All the data should be repeated exactly. Any image in it is left out.

=====

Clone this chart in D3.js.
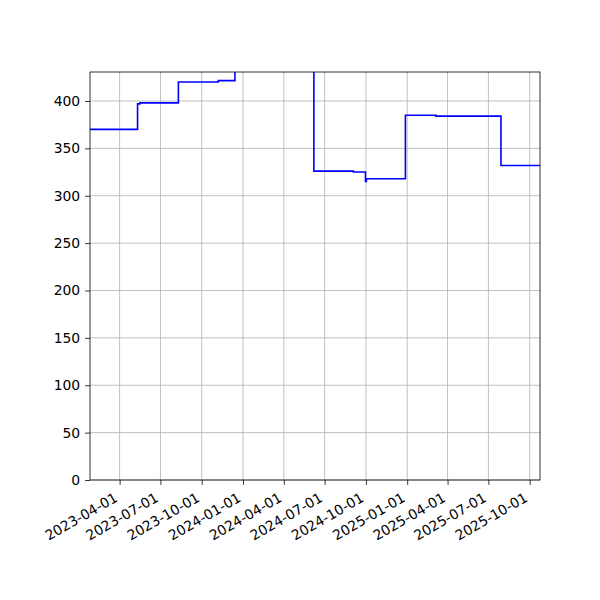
<!DOCTYPE html>
<html>
<head>
<meta charset="utf-8">
<script src="https://cdn.jsdelivr.net/npm/d3@7"></script>
<style>
  body { margin: 0; background: #fff; }
  text { font-family: "DejaVu Sans", sans-serif; }
</style>
</head>
<body>
<svg id="chart" width="600" height="600"></svg>
<script>
// step dates (value holds from this date until the next one)
const stepDates = ["2023-01-25", "2023-05-11", "2023-05-16", "2023-08-10", "2023-11-07",
    "2023-12-14", "2024-06-07", "2024-09-03", "2024-09-30", "2024-10-02",
    "2024-12-28", "2025-03-06", "2025-07-29", "2025-10-24"];
const stepValues = [370, 397, 398, 420, 421.5,
    460, 326, 325, 315, 318,
    385, 384, 332, 332];

const xTicks = ["2023-04-01", "2023-07-01", "2023-10-01", "2024-01-01", "2024-04-01",
    "2024-07-01", "2024-10-01", "2025-01-01", "2025-04-01", "2025-07-01", "2025-10-01"];
const yTicks = [0, 50, 100, 150, 200, 250, 300, 350, 400];

const xDomain = ["2023-01-25", "2025-10-24"];
const yDomain = [0, 430.6];

const margin = {top: 72, right: 60, bottom: 120, left: 90};
const width = 600 - margin.left - margin.right;
const height = 600 - margin.top - margin.bottom;

const parse = d3.timeParse("%Y-%m-%d");
const data = stepDates.map((d, i) => ({date: parse(d), value: stepValues[i]}));

const svg = d3.select("#chart");
const g = svg.append("g").attr("transform", `translate(${margin.left},${margin.top})`);

let x = d3.scaleTime().domain(xDomain.map(parse)).range([0, width]);
let y = d3.scaleLinear().domain(yDomain).range([height, 0]);

// grid
g.append("g").selectAll("line").data(xTicks.map(parse)).enter().append("line")
    .attr("x1", d => x(d)).attr("x2", d => x(d))
    .attr("y1", 0).attr("y2", height)
    .attr("stroke", "#b0b0b0").attr("stroke-width", 0.8);
g.append("g").selectAll("line").data(yTicks).enter().append("line")
    .attr("x1", 0).attr("x2", width)
    .attr("y1", d => y(d)).attr("y2", d => y(d))
    .attr("stroke", "#b0b0b0").attr("stroke-width", 0.8);

// clip to the axes box
svg.append("defs").append("clipPath").attr("id", "clip")
    .append("rect").attr("width", width).attr("height", height);

let line = d3.line()
    .x(d => x(d.date))
    .y(d => y(d.value))
    .curve(d3.curveStepAfter);

g.append("path")
    .datum(data)
    .attr("clip-path", "url(#clip)")
    .attr("fill", "none")
    .attr("stroke", "#0000ff")
    .attr("stroke-width", 1.6)
    .attr("d", line);

// axes
let xAxis = g.append("g")
    .attr("transform", `translate(0,${height})`)
    .call(d3.axisBottom(x).tickValues(xTicks.map(parse)).tickFormat(d3.timeFormat("%Y-%m-%d"))
        .tickSize(4.9).tickPadding(4.9));
xAxis.select(".domain").remove();
xAxis.selectAll("line").attr("stroke", "#000").attr("stroke-width", 0.8);
xAxis.selectAll("text")
    .attr("font-size", 13.9)
    .attr("fill", "#000")
    .style("text-anchor", "end")
    .attr("dy", "0")
    .attr("y", 0)
    .attr("transform", "translate(-1.5,20.5) rotate(-30)");

let yAxis = g.append("g")
    .call(d3.axisLeft(y).tickValues(yTicks).tickSize(4.9).tickPadding(4.9));
yAxis.select(".domain").remove();
yAxis.selectAll("line").attr("stroke", "#000").attr("stroke-width", 0.8);
yAxis.selectAll("text").attr("font-size", 13.9).attr("fill", "#000");

// frame
g.append("rect")
    .attr("width", width).attr("height", height)
    .attr("fill", "none").attr("stroke", "#000").attr("stroke-width", 0.8);
</script>
</body>
</html>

=====

## SOLUTION TO THIS PROBLEM
Clone this chart in D3.js.
<!DOCTYPE html>
<html>
<head>
<meta charset="utf-8">
<script src="https://cdn.jsdelivr.net/npm/d3@7"></script>
<style>
  body { margin: 0; background: #fff; }
  text { font-family: "DejaVu Sans", sans-serif; }
</style>
</head>
<body>
<svg id="chart" width="600" height="600"></svg>
<script>
// step dates (value holds from this date until the next one)
const stepDates = ["2023-01-25", "2023-05-11", "2023-05-16", "2023-08-10", "2023-11-07",
    "2023-12-14", "2024-06-07", "2024-09-03", "2024-09-30", "2024-10-02",
    "2024-12-28", "2025-03-06", "2025-07-29", "2025-10-24"];
const stepValues = [370, 397, 398, 420, 421.5,
    460, 326, 325, 315, 318,
    385, 384, 332, 332];

const xTicks = ["2023-04-01", "2023-07-01", "2023-10-01", "2024-01-01", "2024-04-01",
    "2024-07-01", "2024-10-01", "2025-01-01", "2025-04-01", "2025-07-01", "2025-10-01"];
const yTicks = [0, 50, 100, 150, 200, 250, 300, 350, 400];

const xDomain = ["2023-01-25", "2025-10-24"];
const yDomain = [0, 430.6];

const margin = {top: 72, right: 60, bottom: 120, left: 90};
const width = 600 - margin.left - margin.right;
const height = 600 - margin.top - margin.bottom;

const parse = d3.timeParse("%Y-%m-%d");
const data = stepDates.map((d, i) => ({date: parse(d), value: stepValues[i]}));

const svg = d3.select("#chart");
const g = svg.append("g").attr("transform", `translate(${margin.left},${margin.top})`);

let x = d3.scaleTime().domain(xDomain.map(parse)).range([0, width]);
let y = d3.scaleLinear().domain(yDomain).range([height, 0]);

// grid
g.append("g").selectAll("line").data(xTicks.map(parse)).enter().append("line")
    .attr("x1", d => x(d)).attr("x2", d => x(d))
    .attr("y1", 0).attr("y2", height)
    .attr("stroke", "#b0b0b0").attr("stroke-width", 0.8);
g.append("g").selectAll("line").data(yTicks).enter().append("line")
    .attr("x1", 0).attr("x2", width)
    .attr("y1", d => y(d)).attr("y2", d => y(d))
    .attr("stroke", "#b0b0b0").attr("stroke-width", 0.8);

// clip to the axes box
svg.append("defs").append("clipPath").attr("id", "clip")
    .append("rect").attr("width", width).attr("height", height);

let line = d3.line()
    .x(d => x(d.date))
    .y(d => y(d.value))
    .curve(d3.curveStepAfter);

g.append("path")
    .datum(data)
    .attr("clip-path", "url(#clip)")
    .attr("fill", "none")
    .attr("stroke", "#0000ff")
    .attr("stroke-width", 1.6)
    .attr("d", line);

// axes
let xAxis = g.append("g")
    .attr("transform", `translate(0,${height})`)
    .call(d3.axisBottom(x).tickValues(xTicks.map(parse)).tickFormat(d3.timeFormat("%Y-%m-%d"))
        .tickSize(4.9).tickPadding(4.9));
xAxis.select(".domain").remove();
xAxis.selectAll("line").attr("stroke", "#000").attr("stroke-width", 0.8);
xAxis.selectAll("text")
    .attr("font-size", 13.9)
    .attr("fill", "#000")
    .style("text-anchor", "end")
    .attr("dy", "0")
    .attr("y", 0)
    .attr("transform", "translate(-1.5,20.5) rotate(-30)");

let yAxis = g.append("g")
    .call(d3.axisLeft(y).tickValues(yTicks).tickSize(4.9).tickPadding(4.9));
yAxis.select(".domain").remove();
yAxis.selectAll("line").attr("stroke", "#000").attr("stroke-width", 0.8);
yAxis.selectAll("text").attr("font-size", 13.9).attr("fill", "#000");

// frame
g.append("rect")
    .attr("width", width).attr("height", height)
    .attr("fill", "none").attr("stroke", "#000").attr("stroke-width", 0.8);
</script>
</body>
</html>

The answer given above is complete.